In Brief
  • The TeraStructure algorithm can analyze genome sets much larger than current systems can efficiently handle, including those as big as 100,000 or 1 million genomes.
  • Finding an efficient way to analyze genome databases would allow for personalized healthcare that takes into account any genetic mutations that could exist in a person's DNA.

Keeping Pace

Ever since the first complete mapping of the human genome in 2003, biologists and other scientists have been hard at work making the process easier and faster. They’ve gotten so good at it, in fact, that they’ve now sequenced the genomes of more than a million people and believe that number could rise to nearly 2 billion by 2025.

However, our ability to make sense of all this data remains lackluster. Machine learning could change that, though, as a new algorithm has been developed that can read large genome data sets for the goal of personalizing healthcare.

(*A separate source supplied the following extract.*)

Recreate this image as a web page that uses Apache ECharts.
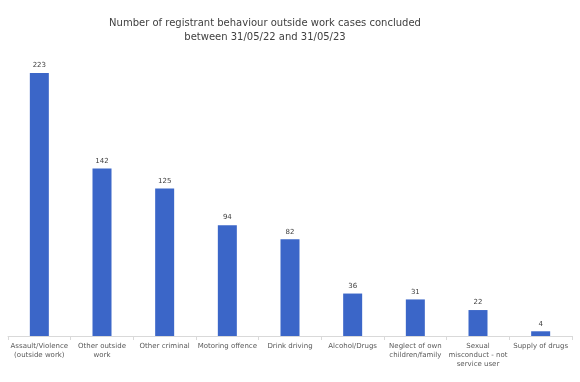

Currently being used for this purpose is the STRUCTURE algorithm, which was first described in 2000. It looks at all the variants in each genome in a data set before updating its model to characterizing ancestral populations and how they affect an individual’s own genome. Then it moves on to the next genome.

The new algorithm, TeraStructure, looks at one variant in all of the genomes in a data set before it updates its model to produce a working estimate of population structure. That allows it to create ancestry models more accurately and quickly — two to three times faster, in fact, on a simulated data set of 10,000 genomes. It can even analyze sets as large as 100,000 or 1 million genomes.

The accuracy of TeraStructure. Wei Hao/Princeton

Personalized Medicine

Each mapped genome is several billion characters long, and given that we could have as many as two billion mapped within the next decade, we need to find a efficient way to make use of this data. Therefore, machine learning could be an invaluable tool in the field of genomics as it could be used for genetic diagnostics, refining drug targets, pharmaceutical development, and personalized medicine, according to Brandon Frey, founder of company Deep Genomics.

Knowing the ancestry of an individual enables doctors to see which variants in an individual genome are due to normal genetic variation in a population and which are due to disease-causing variants passed down from ancestors. This allows for personalized healthcare — if your doctor knows which diseases you are more susceptible to due to mutations in your DNA, they can better treat or prevent those diseases. Ultimately, machine learning may provide a way for us to tailor medicine to provide better and faster relief for individuals.